- [Short task] Copy out the listing in full, exactly as written, but not its pictures.

- [Supplied material]
────

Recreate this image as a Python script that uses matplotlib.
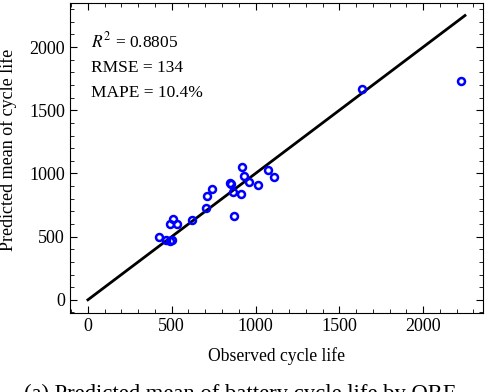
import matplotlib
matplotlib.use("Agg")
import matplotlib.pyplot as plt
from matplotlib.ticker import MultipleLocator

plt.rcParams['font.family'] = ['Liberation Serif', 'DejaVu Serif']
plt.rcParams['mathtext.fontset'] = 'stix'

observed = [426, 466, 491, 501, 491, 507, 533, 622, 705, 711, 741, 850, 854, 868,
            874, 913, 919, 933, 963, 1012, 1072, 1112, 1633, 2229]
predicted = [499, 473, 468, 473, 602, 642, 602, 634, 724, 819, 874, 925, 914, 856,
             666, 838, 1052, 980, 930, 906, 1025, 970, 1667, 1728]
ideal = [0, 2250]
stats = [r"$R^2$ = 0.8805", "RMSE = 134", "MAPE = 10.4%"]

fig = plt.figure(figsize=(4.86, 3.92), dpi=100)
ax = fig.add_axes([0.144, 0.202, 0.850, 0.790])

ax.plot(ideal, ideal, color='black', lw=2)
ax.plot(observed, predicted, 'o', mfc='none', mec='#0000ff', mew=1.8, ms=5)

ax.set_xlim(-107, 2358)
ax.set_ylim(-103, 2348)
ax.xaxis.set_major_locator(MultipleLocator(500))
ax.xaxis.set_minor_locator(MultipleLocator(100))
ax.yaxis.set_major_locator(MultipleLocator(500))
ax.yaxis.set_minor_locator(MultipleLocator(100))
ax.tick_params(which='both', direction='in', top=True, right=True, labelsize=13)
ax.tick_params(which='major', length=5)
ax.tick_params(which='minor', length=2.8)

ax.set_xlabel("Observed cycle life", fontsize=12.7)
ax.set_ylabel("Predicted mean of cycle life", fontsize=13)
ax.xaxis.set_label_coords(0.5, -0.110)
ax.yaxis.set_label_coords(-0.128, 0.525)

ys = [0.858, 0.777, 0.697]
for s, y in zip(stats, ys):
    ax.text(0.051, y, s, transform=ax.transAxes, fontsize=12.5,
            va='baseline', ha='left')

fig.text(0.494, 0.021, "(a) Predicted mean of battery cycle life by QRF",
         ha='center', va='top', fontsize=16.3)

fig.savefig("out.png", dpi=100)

────

- [Response to the exercise]
Recreate this image as a Python script that uses matplotlib.
import matplotlib
matplotlib.use("Agg")
import matplotlib.pyplot as plt
from matplotlib.ticker import MultipleLocator

plt.rcParams['font.family'] = ['Liberation Serif', 'DejaVu Serif']
plt.rcParams['mathtext.fontset'] = 'stix'

observed = [426, 466, 491, 501, 491, 507, 533, 622, 705, 711, 741, 850, 854, 868,
            874, 913, 919, 933, 963, 1012, 1072, 1112, 1633, 2229]
predicted = [499, 473, 468, 473, 602, 642, 602, 634, 724, 819, 874, 925, 914, 856,
             666, 838, 1052, 980, 930, 906, 1025, 970, 1667, 1728]
ideal = [0, 2250]
stats = [r"$R^2$ = 0.8805", "RMSE = 134", "MAPE = 10.4%"]

fig = plt.figure(figsize=(4.86, 3.92), dpi=100)
ax = fig.add_axes([0.144, 0.202, 0.850, 0.790])

ax.plot(ideal, ideal, color='black', lw=2)
ax.plot(observed, predicted, 'o', mfc='none', mec='#0000ff', mew=1.8, ms=5)

ax.set_xlim(-107, 2358)
ax.set_ylim(-103, 2348)
ax.xaxis.set_major_locator(MultipleLocator(500))
ax.xaxis.set_minor_locator(MultipleLocator(100))
ax.yaxis.set_major_locator(MultipleLocator(500))
ax.yaxis.set_minor_locator(MultipleLocator(100))
ax.tick_params(which='both', direction='in', top=True, right=True, labelsize=13)
ax.tick_params(which='major', length=5)
ax.tick_params(which='minor', length=2.8)

ax.set_xlabel("Observed cycle life", fontsize=12.7)
ax.set_ylabel("Predicted mean of cycle life", fontsize=13)
ax.xaxis.set_label_coords(0.5, -0.110)
ax.yaxis.set_label_coords(-0.128, 0.525)

ys = [0.858, 0.777, 0.697]
for s, y in zip(stats, ys):
    ax.text(0.051, y, s, transform=ax.transAxes, fontsize=12.5,
            va='baseline', ha='left')

fig.text(0.494, 0.021, "(a) Predicted mean of battery cycle life by QRF",
         ha='center', va='top', fontsize=16.3)

fig.savefig("out.png", dpi=100)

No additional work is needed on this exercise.